Dear Members of the Campus Community,
It is with sadness that I share the news of the death of Dr. Albert J. (“A.J.”) Williams-Myers, professor emeritus of Black Studies and a longtime community leader based in Kingston, New York. He passed away peacefully today, July 12, 2021, after a brief illness.
Professor Williams-Myers was a former chair of the Department of Black Studies at SUNY New Paltz and a widely recognized expert who authored many books on African American history, including moving and informative works on the Middle Passage trans-Atlantic slave trade.
A dedicated educator who touched hundreds of students’ lives over the course of more than 36 years as a faculty member at New Paltz, A.J. received a Heritage Award at the College’s 2017 Alumni Reunion celebration.
In 2017, A.J. was recognized for his lifetime of scholarship, teaching and community involvement when a new library focusing on African and African American history and culture was named in his honor.
The A.J. Williams-Myers African Roots Community Center Library, at 43 Gill Street in Kingston, aims to promote literacy through teaching and learning about the African roots experience, and to honor and encourage the transmission of history through written and oral history, spoken word, paintings, cultural artifacts and other forms of artistic expression.
A brief biography on the Library’s website reads in part:
“Dr. Williams-Myers is most generous with his time, often serving as a keynote speaker and resource person at events in the Hudson Valley celebrating Black history, where he acts as a Fundi, one who passes on the traditions to the next generation.”
He remained engaged in the Hudson Valley after his 2016 retirement from the College. Among his many activities, he served as an elected member of the Huguenot Historical Society’s Board of Directors, was a former director of the New York African American Institute, a member of the New York State Freedom Trail Commission and a historian for the African Burial Ground Interpretive Center in New York City, and also remained a parishioner at Christ Episcopal Church in Poughkeepsie, New York.
One of my most vivid memories of A.J. was his compelling commentary at a reinternment ceremony for African American remains in the Historic Huguenot Street French Church cemetery, the first burial there since the Civil War and the first ever of human remains not of European descent.
As a teacher and productive and engaged scholar, A.J. was well known for his ability to awaken students to think about history and the lives of people who lived in other times, and what that has to do with his students’ own lives and understanding of who they are.
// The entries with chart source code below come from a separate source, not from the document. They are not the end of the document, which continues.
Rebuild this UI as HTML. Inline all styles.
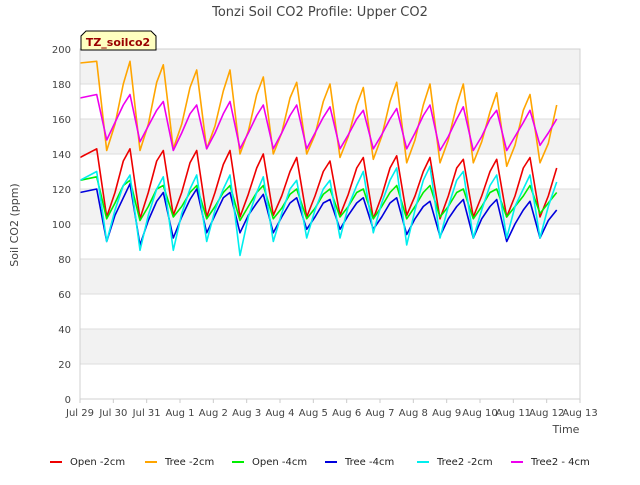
<!DOCTYPE html>
<html><head><meta charset="utf-8"><style>
body{margin:0;background:#fff;font-family:"Liberation Sans",sans-serif;}
svg text{font-family:"DejaVu Sans","Liberation Sans",sans-serif;}
</style></head><body>
<svg id="c" width="640" height="480" xmlns="http://www.w3.org/2000/svg">
<rect x="0" y="0" width="640" height="480" fill="#fff"/>
<text x="320" y="16" text-anchor="middle" font-size="13" fill="#444">Tonzi Soil CO2 Profile: Upper CO2</text>
<g id="bands"></g><g id="grid"></g><g id="series"></g><g id="axes"></g>
<text x="18" y="225" text-anchor="middle" font-size="11" fill="#444" transform="rotate(-90 18 225)">Soil CO2 (ppm)</text>
<text x="566" y="433" text-anchor="middle" font-size="11" fill="#444">Time</text>
<g>
<path d="M81,50 L81,36 L86,31 L151,31 L156,36 L156,50 Z" fill="#ffffc0" stroke="#000" stroke-width="1"/>
<text x="118" y="46" text-anchor="middle" font-size="11" font-weight="bold" fill="#990000">TZ_soilco2</text>
</g>
<g id="legend"></g>
</svg>
<script>
const yTicks=[0,20,40,60,80,100,120,140,160,180,200];
const xTickLabels=["Jul 29","Jul 30","Jul 31","Aug 1","Aug 2","Aug 3","Aug 4","Aug 5","Aug 6","Aug 7","Aug 8","Aug 9","Aug 10","Aug 11","Aug 12","Aug 13"];
const times=[0,0.5,0.8,1.05,1.3,1.5,1.8,2.05,2.3,2.5,2.8,3.05,3.3,3.5,3.8,4.05,4.3,4.5,4.8,5.05,5.3,5.5,5.8,6.05,6.3,6.5,6.8,7.05,7.3,7.5,7.8,8.05,8.3,8.5,8.8,9.05,9.3,9.5,9.8,10.05,10.3,10.5,10.8,11.05,11.3,11.5,11.8,12.05,12.3,12.5,12.8,13.05,13.3,13.5,13.8,14.05,14.3];
const seriesNames=["Open -2cm","Tree -2cm","Open -4cm","Tree -4cm","Tree2 -2cm","Tree2 - 4cm"];
const openM2=[138,143,104,118,136,143,103,118,136,142,105,118,135,142,104,118,134,142,104,117,132,140,105,116,130,138,104,116,130,136,105,117,132,138,103,116,132,139,105,116,130,138,103,116,132,137,104,116,130,137,104,116,132,138,104,116,132];
const treeM2=[192,193,142,157,180,193,142,157,181,191,143,157,178,188,143,156,176,188,140,153,174,184,140,152,172,181,140,151,170,180,138,150,168,178,137,150,170,181,135,148,168,180,135,148,168,180,135,147,164,175,133,145,165,174,135,146,168];
const openM4=[125,127,103,112,122,125,102,110,120,122,104,110,118,122,103,110,118,122,102,110,118,122,103,109,117,120,103,109,117,120,104,110,118,120,103,110,118,122,103,110,118,122,104,110,118,120,103,110,118,120,104,110,116,122,106,112,118];
const treeM4=[118,120,90,105,115,123,88,102,113,118,92,104,114,120,95,105,115,118,95,105,112,117,95,104,112,115,97,104,112,114,97,105,112,115,97,104,112,115,94,103,110,113,93,103,110,114,92,103,110,114,90,100,108,113,92,102,108];
const tree2M2=[125,130,90,108,122,128,85,105,120,127,85,106,120,128,90,108,120,128,82,104,118,127,90,106,120,125,92,108,120,125,92,110,122,130,95,112,125,132,88,108,125,133,92,110,125,130,92,108,122,128,92,110,120,128,92,110,124];
const tree2M4=[172,174,148,158,168,174,147,156,165,170,142,152,163,168,143,152,163,170,143,152,162,168,143,152,162,168,143,152,161,167,143,151,160,165,143,151,160,166,143,152,162,168,142,150,160,167,142,150,160,165,142,150,158,165,145,152,160];
const seriesData=[openM2,treeM2,openM4,treeM4,tree2M2,tree2M4];
const colors=["#ee0000","#ffa500","#00ee00","#0000dd","#00eeee","#ee00ee"];
const X0=80,X1=580,Y0=399,Y1=49;
const xs=d=>X0+(X1-X0)*d/15;
const ys=v=>Y0-(Y0-Y1)*v/200;
const NS="http://www.w3.org/2000/svg";
function mk(tag,attrs,parent){const e=document.createElementNS(NS,tag);for(const k in attrs)e.setAttribute(k,attrs[k]);parent.appendChild(e);return e;}
const bands=document.getElementById('bands'),grid=document.getElementById('grid'),ser=document.getElementById('series'),axes=document.getElementById('axes'),leg=document.getElementById('legend');
for(let i=0;i<yTicks.length-1;i++){
 if(i%2===1){const r=mk('rect',{x:X0,y:ys(yTicks[i+1]),width:X1-X0,height:ys(yTicks[i])-ys(yTicks[i+1]),fill:'#f2f2f2'},bands);
 
 }
}
yTicks.forEach(v=>{
 const l=mk('line',{x1:X0,x2:X1,y1:ys(v),y2:ys(v),stroke:'#dddddd','stroke-width':1},grid);
 
 
 const t=mk('text',{x:X0-9,y:ys(v)+4,'text-anchor':'end','font-size':10,fill:'#444'},axes);t.textContent=v;
 
 
});
xTickLabels.forEach((s,i)=>{
 const l=mk('line',{x1:xs(i),x2:xs(i),y1:Y0,y2:Y0+4,stroke:'#ccc'},axes);
 
 
 const t=mk('text',{x:xs(i),y:Y0+17,'text-anchor':'middle','font-size':10,fill:'#444'},axes);t.textContent=s;
 
 
});
const fr=mk('rect',{x:X0,y:Y1,width:X1-X0,height:Y0-Y1,fill:'none',stroke:'#d0d0d0'},axes);


seriesData.forEach((arr,si)=>{
 const pts=arr.map((v,i)=>xs(times[i]).toFixed(1)+','+ys(v).toFixed(1)).join(' ');
 const p=mk('polyline',{points:pts,fill:'none',stroke:colors[si],'stroke-width':1.6,'stroke-linejoin':'round'},ser);
 
 
});
const legX=[50,145,232,325,417,511];
seriesNames.forEach((n,i)=>{
 const g=mk('g',{},leg);
 
 
 mk('line',{x1:legX[i],x2:legX[i]+12,y1:462,y2:462,stroke:colors[i],'stroke-width':2},g);
 const t=mk('text',{x:legX[i]+20,y:465,'font-size':10,fill:'#222'},g);t.textContent=n;
});
</script>
</body></html>
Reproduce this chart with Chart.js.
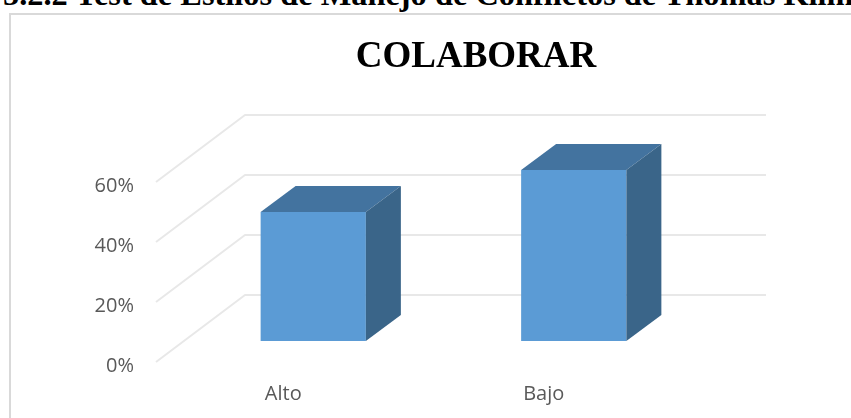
<!DOCTYPE html>
<html>
<head>
<meta charset="utf-8">
<style>
html,body{margin:0;padding:0;background:#fff;width:851px;height:418px;overflow:hidden;}
#wrap{position:relative;width:851px;height:418px;overflow:hidden;}
#heading{position:absolute;left:3px;top:-24px;white-space:nowrap;font:bold 32.4px "Liberation Serif",serif;color:#000;}
#frame{position:absolute;left:9px;top:13px;width:900px;height:500px;border:2px solid #d9d9d9;box-sizing:border-box;}
canvas{position:absolute;left:0;top:0;}
</style>
<script src="https://cdn.jsdelivr.net/npm/chart.js@4"></script>
</head>
<body>
<div id="wrap">
<div id="heading">5.2.2 Test de Estilos de Manejo de Conflictos de Thomas Kilmann</div>
<div id="frame"></div>
<canvas id="c" width="952" height="418"></canvas>
</div>
<script>
const categories = ["Alto", "Bajo"];
const colaborar = [43, 57];
const yTicks = [0, 20, 40, 60];

const wallFront = {dy: -4};
const wallDepth = {dx: 89, dy: -67};
const barShift = {dx: 27, dy: -25};
const barDepth = {dx: 35, dy: -26};

const depth3d = {
  id: 'depth3d',
  beforeDatasetsDraw(chart) {
    const {ctx, scales: {x, y}} = chart;
    ctx.save();
    ctx.strokeStyle = '#e8e8e8';
    ctx.lineWidth = 2;
    ctx.lineJoin = 'round';
    yTicks.forEach(v => {
      const py = y.getPixelForValue(v) + wallFront.dy;
      ctx.beginPath();
      ctx.moveTo(x.left, py);
      ctx.lineTo(x.left + wallDepth.dx, py + wallDepth.dy);
      ctx.lineTo(x.right + wallDepth.dx, py + wallDepth.dy);
      ctx.stroke();
    });
    ctx.restore();
    ctx.save();
    ctx.translate(barShift.dx, barShift.dy);
  },
  afterDatasetsDraw(chart) {
    const {ctx} = chart;
    chart.getDatasetMeta(0).data.forEach(bar => {
      const l = bar.x - bar.width / 2, r = bar.x + bar.width / 2;
      const t = bar.y, b = bar.base;
      ctx.fillStyle = '#43739f';
      ctx.beginPath();
      ctx.moveTo(l, t);
      ctx.lineTo(l + barDepth.dx, t + barDepth.dy);
      ctx.lineTo(r + barDepth.dx, t + barDepth.dy);
      ctx.lineTo(r, t);
      ctx.closePath();
      ctx.fill();
      ctx.fillStyle = '#3a6589';
      ctx.beginPath();
      ctx.moveTo(r, t);
      ctx.lineTo(r + barDepth.dx, t + barDepth.dy);
      ctx.lineTo(r + barDepth.dx, b + barDepth.dy);
      ctx.lineTo(r, b);
      ctx.closePath();
      ctx.fill();
    });
    ctx.restore();
  }
};

new Chart(document.getElementById('c'), {
  type: 'bar',
  data: {
    labels: categories,
    datasets: [{
      data: colaborar,
      yAxisID: 'y',
      backgroundColor: '#5b9bd5',
      borderWidth: 0,
      categoryPercentage: 1,
      barPercentage: 0.404,
      clip: false
    }]
  },
  plugins: [depth3d],
  options: {
    responsive: false,
    animation: false,
    layout: {padding: 0},
    plugins: {
      legend: {display: false},
      tooltip: {enabled: false},
      title: {
        display: true,
        text: 'COLABORAR',
        color: '#000',
        font: {family: '"Liberation Serif", serif', size: 37, weight: 'bold', lineHeight: '46px'},
        padding: {top: 34, bottom: 106}
      }
    },
    scales: {
      x: {
        grid: {display: false, drawTicks: false},
        border: {display: false},
        ticks: {color: '#595959', font: {family: '"Open Sans"', size: 20}, padding: 16, labelOffset: -3, maxRotation: 0},
        afterFit(s) { s.height = 52; }
      },
      y: {
        min: 0,
        max: 60,
        grid: {display: false, drawTicks: false},
        border: {display: false},
        afterBuildTicks(s) { s.ticks = yTicks.map(v => ({value: v})); },
        ticks: {color: '#595959', font: {family: '"Open Sans"', size: 20}, padding: 22, callback: v => v + '%'},
        afterFit(s) { s.width = 156; }
      },
      reserve: {
        position: 'right',
        grid: {display: false, drawTicks: false},
        border: {display: false},
        ticks: {display: false},
        afterFit(s) { s.width = 275; }
      }
    }
  }
});
</script>
</body>
</html>
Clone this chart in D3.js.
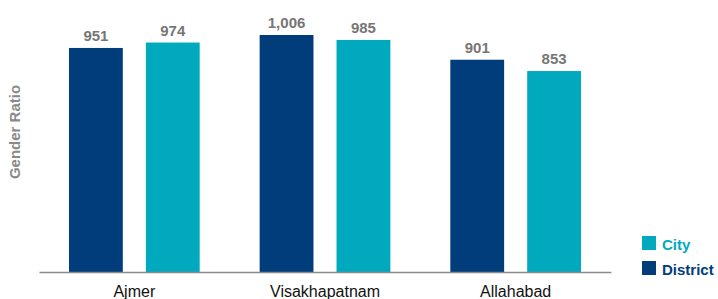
<!DOCTYPE html>
<html>
<head>
<meta charset="utf-8">
<script src="https://cdn.jsdelivr.net/npm/d3@7"></script>
<style>
  body { margin: 0; background: #fff; }
  text { font-family: "Liberation Sans", Arial, sans-serif; }
</style>
</head>
<body>
<svg></svg>
<script>
//chart data
let cities = ["Ajmer", "Visakhapatnam", "Allahabad"];
let series = ["District", "City"];
let districtValues = [951, 1006, 901];
let cityValues = [974, 985, 853];
let colors = { District: "#003d7a", City: "#00a9bd" };

let width = 718;
let height = 299;
let baseline = 272;

let svg = d3.select("svg").attr("width", width).attr("height", height);

let rows = cities.map((c, i) => {
  return { city: c, District: districtValues[i], City: cityValues[i] };
});

//scales
let x0 = d3.scaleBand().domain(cities).range([39, 611]);
let x1 = d3
  .scaleBand()
  .domain(series)
  .range([0, x0.bandwidth()])
  .paddingInner(0.3)
  .paddingOuter(0.39);
let y = d3
  .scaleLinear()
  .domain([0, 1006])
  .range([baseline, 35]);

//bars
let groups = svg
  .selectAll("g.group")
  .data(rows)
  .enter()
  .append("g")
  .attr("class", "group")
  .attr("transform", (d) => "translate(" + x0(d.city) + ",0)");

groups
  .selectAll("rect")
  .data((d) => series.map((s) => ({ key: s, value: d[s] })))
  .enter()
  .append("rect")
  .attr("x", (d) => x1(d.key))
  .attr("width", x1.bandwidth())
  .attr("y", (d) => y(d.value))
  .attr("height", (d) => baseline - y(d.value))
  .attr("fill", (d) => colors[d.key]);

groups
  .selectAll("text.val")
  .data((d) => series.map((s) => ({ key: s, value: d[s] })))
  .enter()
  .append("text")
  .attr("class", "val")
  .attr("x", (d) => x1(d.key) + x1.bandwidth() / 2)
  .attr("y", (d) => y(d.value) - 7)
  .attr("text-anchor", "middle")
  .attr("font-size", 15)
  .attr("font-weight", "bold")
  .attr("fill", "#767676")
  .text((d) => d3.format(",")(d.value));

//x axis
let xAxis = d3.axisBottom(x0).tickSize(0).tickPadding(14);
let gx = svg
  .append("g")
  .attr("transform", "translate(0," + baseline + ")")
  .call(xAxis);
gx.select(".domain").attr("stroke", "#8a8a8a").attr("stroke-width", 1.5);
gx.selectAll("text")
  .attr("font-size", 16)
  .attr("fill", "#111")
  .style("font-family", "'Liberation Sans', Arial, sans-serif");

//y title
svg
  .append("text")
  .attr("transform", "translate(20,132) rotate(-90)")
  .attr("text-anchor", "middle")
  .attr("font-size", 15)
  .attr("font-weight", "bold")
  .attr("fill", "#8a8a8a")
  .text("Gender Ratio");

//legend
let legendItems = ["City", "District"];
let legend = svg
  .selectAll("g.legend")
  .data(legendItems)
  .enter()
  .append("g")
  .attr("class", "legend")
  .attr("transform", (d, i) => "translate(642," + (236 + i * 25) + ")");
legend
  .append("rect")
  .attr("width", 14)
  .attr("height", 14)
  .attr("fill", (d) => colors[d]);
legend
  .append("text")
  .attr("x", 20)
  .attr("y", 14)
  .attr("font-size", 15)
  .attr("font-weight", "bold")
  .attr("fill", (d) => colors[d])
  .text((d) => d);
</script>
</body>
</html>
He was particularly adept at helping his students and others understand the historical roots of deeply seated racism in America. He helped his students understand the slave trade and how it and its legacy have played out in the Hudson Valley and in other parts of the northern United States.
We will share details about services as soon as they are available.
Please join me in sending our deepest condolences to the family, colleagues, friends and many others who knew and valued Dr. A.J. Williams-Myers.